Friday, August 27, 2010
Law on Honour Killings
The consistent attempts from some quarters to pass off the flagrant highhandedness and the hooliganism of the khap panchayats just as a law and order problem is too simplistic to tackle an ominous social nuisance. No doubt, that the law making by the Parliament on a matter on the subject of ‘law and order’ requires the consent of the States since the ‘law and order’ is a state subject. However, we dare not to lose sight of the fact that instances of the honour killings are outright crimes involving the gruesome murders of the innocent lovebirds without any justifiable reason or rhyme. To curb a crime, both Union and State Legislatures are competent to enact the law but subject to a rider that in case of any inconsistency in such law, the state law will have to give way to the Central law.
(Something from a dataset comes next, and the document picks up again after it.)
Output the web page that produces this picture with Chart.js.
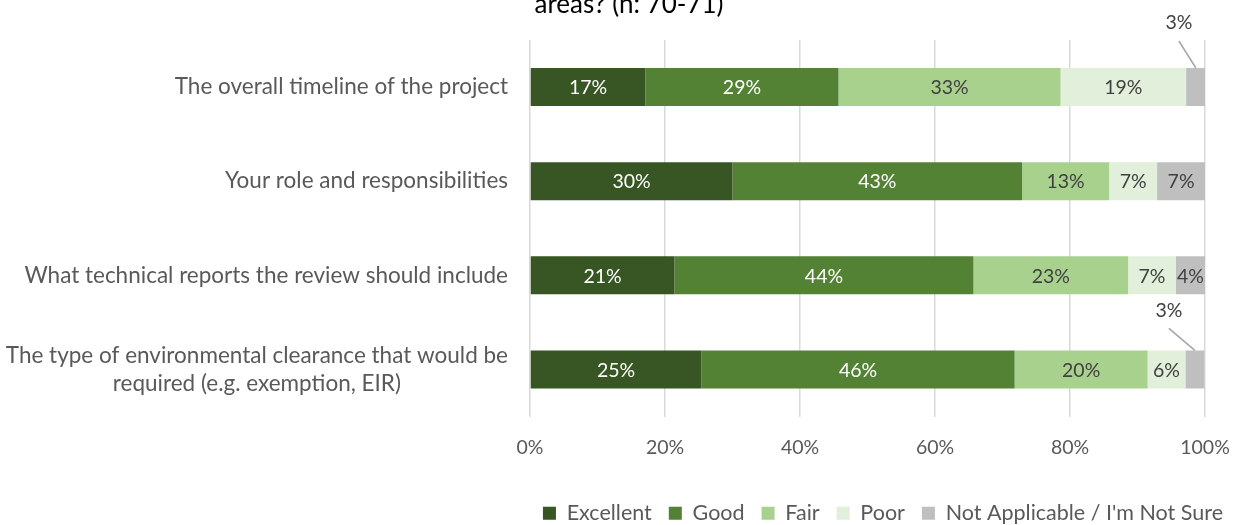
<!DOCTYPE html>
<html>
<head>
<meta charset="utf-8">
<script src="https://cdn.jsdelivr.net/npm/chart.js@4.4.1/dist/chart.umd.min.js"></script>
<style>
  html, body { margin: 0; padding: 0; background: #fff; }
  #wrap { width: 1240px; height: 525px; }
</style>
</head>
<body>
<div id="wrap"><canvas id="ratingChart" width="1240" height="525"></canvas></div>
<script>
const titleText = 'areas? (n: 70-71)';
const questions = [
    'The overall timeline of the project',
    'Your role and responsibilities',
    'What technical reports the review should include',
    ['The type of environmental clearance that would be', 'required (e.g. exemption, EIR)']
];
const ratings = ['Excellent', 'Good', 'Fair', 'Poor', "Not Applicable / I'm Not Sure"];
const excellent = [17.1, 30.0, 21.4, 25.4];
const good = [28.6, 42.9, 44.3, 46.4];
const fair = [32.9, 12.9, 22.9, 19.7];
const poor = [18.6, 7.1, 7.1, 5.6];
const notSure = [2.9, 7.1, 4.3, 2.8];
const xTicks = [0, 20, 40, 60, 80, 100];

const colors = ['#375623', '#548235', '#A9D18E', '#E2EFDA', '#BFBFBF'];
const labelColors = ['#ffffff', '#ffffff', '#404040', '#404040', '#404040'];
const fontFamily = 'Lato, "Open Sans", sans-serif';

// where the small slices put their label, relative to the top centre of the bar
const calloutOffsets = { 0: [-17, -45], 3: [-26, -40] };

const seriesValues = [excellent, good, fair, poor, notSure];

// question labels: single lines right aligned, wrapped ones centred on their widest line
const questionLabels = {
    id: 'questionLabels',
    afterDraw(chart) {
        const ctx = chart.ctx;
        const yScale = chart.scales.y;
        const right = yScale.right - 22;
        ctx.save();
        ctx.font = '22.5px ' + fontFamily;
        ctx.fillStyle = '#595959';
        ctx.textBaseline = 'middle';
        ctx.textAlign = 'center';
        chart.data.labels.forEach((label, i) => {
            const lines = Array.isArray(label) ? label : [label];
            const widest = Math.max(...lines.map(l => ctx.measureText(l).width));
            const cy = yScale.getPixelForTick(i);
            const lineH = 28;
            lines.forEach((line, k) => {
                const y = cy + (k - (lines.length - 1) / 2) * lineH;
                ctx.fillText(line, right - widest / 2, y);
            });
        });
        ctx.restore();
    }
};

const barLabels = {
    id: 'barLabels',
    afterDatasetsDraw(chart) {
        const ctx = chart.ctx;
        ctx.save();
        ctx.font = '19.5px ' + fontFamily;
        ctx.textAlign = 'center';
        ctx.textBaseline = 'middle';
        chart.data.datasets.forEach((ds, di) => {
            const meta = chart.getDatasetMeta(di);
            meta.data.forEach((bar, i) => {
                const value = ds.data[i];
                const text = Math.round(value) + '%';
                const left = Math.min(bar.x, bar.base);
                const width = Math.abs(bar.x - bar.base);
                const cx = left + width / 2;
                if (width < 25) {
                    const off = calloutOffsets[i] || [-20, -40];
                    const top = bar.y - bar.height / 2;
                    ctx.strokeStyle = '#A6A6A6';
                    ctx.lineWidth = 1.5;
                    ctx.beginPath();
                    ctx.moveTo(cx + off[0], top + off[1] + 18);
                    ctx.lineTo(cx, top);
                    ctx.stroke();
                    ctx.fillStyle = '#404040';
                    ctx.fillText(text, cx + off[0], top + off[1]);
                } else {
                    ctx.fillStyle = labelColors[di];
                    ctx.fillText(text, cx, bar.y + 1);
                }
            });
        });
        // title, its upper lines sit above the canvas
        ctx.font = '26px ' + fontFamily;
        ctx.fillStyle = '#000000';
        ctx.textBaseline = 'alphabetic';
        ctx.fillText(titleText, 629, 13);
        ctx.restore();
    }
};

// push the legend row down towards the bottom edge
const legendShift = {
    id: 'legendShift',
    afterLayout(chart) {
        chart.legend.top += 9;
        chart.legend.bottom += 9;
    }
};

new Chart(document.getElementById('ratingChart'), {
    type: 'bar',
    data: {
        labels: questions,
        datasets: ratings.map((name, i) => ({
            label: name,
            data: seriesValues[i],
            backgroundColor: colors[i],
            borderWidth: 0,
            categoryPercentage: 1,
            barPercentage: 0.405
        }))
    },
    options: {
        indexAxis: 'y',
        responsive: false,
        animation: false,
        layout: { padding: { top: 40, right: 0, left: 0, bottom: 0 } },
        scales: {
            x: {
                stacked: true,
                min: 0,
                max: 100,
                afterBuildTicks: scale => { scale.ticks = xTicks.map(v => ({ value: v })); },
                afterFit: scale => { scale.height = 60; scale.paddingRight = 35; },
                grid: { color: '#D9D9D9', lineWidth: 1.5, drawTicks: false },
                border: { display: false },
                ticks: {
                    padding: 20,
                    color: '#595959',
                    font: { family: fontFamily, size: 19.5 },
                    callback: v => v + '%'
                }
            },
            y: {
                stacked: true,
                afterFit: scale => { scale.width = 530; },
                grid: { display: false, drawTicks: false },
                border: { display: false },
                ticks: { display: false }
            }
        },
        plugins: {
            legend: {
                position: 'bottom',
                align: 'end',
                labels: {
                    boxWidth: 13,
                    boxHeight: 13,
                    padding: 17,
                    color: '#595959',
                    font: { family: fontFamily, size: 21.5 }
                }
            },
            title: { display: false },
            tooltip: { enabled: false }
        }
    },
    plugins: [questionLabels, barLabels, legendShift]
});
</script>
</body>
</html>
The ruthless snuffing out of the sacred lives by taking refuge in the antiquated and unenforceable customs not only renders the much cherished constitutional freedoms and liberties redundant but is also grossly anathema to the tenets of the great Indian culture and civilization embedded into the ideals of the compassion, tolerance, non-violence and peaceful co-existence. The glorification of such crimes, aids in various forms to the culprits by the khap panchayats should tantamount to criminal abetment and conspiracy in the perpetration of such crimes because it provides a supportive ground to the misguided zealots giving rise to the repeated occurrence of such gory incidents. The medieval diktats like social ostracism and/or expulsion of the couple and their family, pronouncing the legally wedded persons as brother and sister by the khap panchayats should also specifically be declared prohibited and punishable. Hence, the khap panchayats can not be absolved of the criminal culpability and gap in the law must be filled adequately. The Indian Parliament is obliged to provide a deterrent law to eradicate this social evil even if any State is striving to stall it for obvious political compulsions. Nevertheless, since the law is to be ultimately administered and enforced by the States, it would be desirable to take the States on the board before the enactment of the law.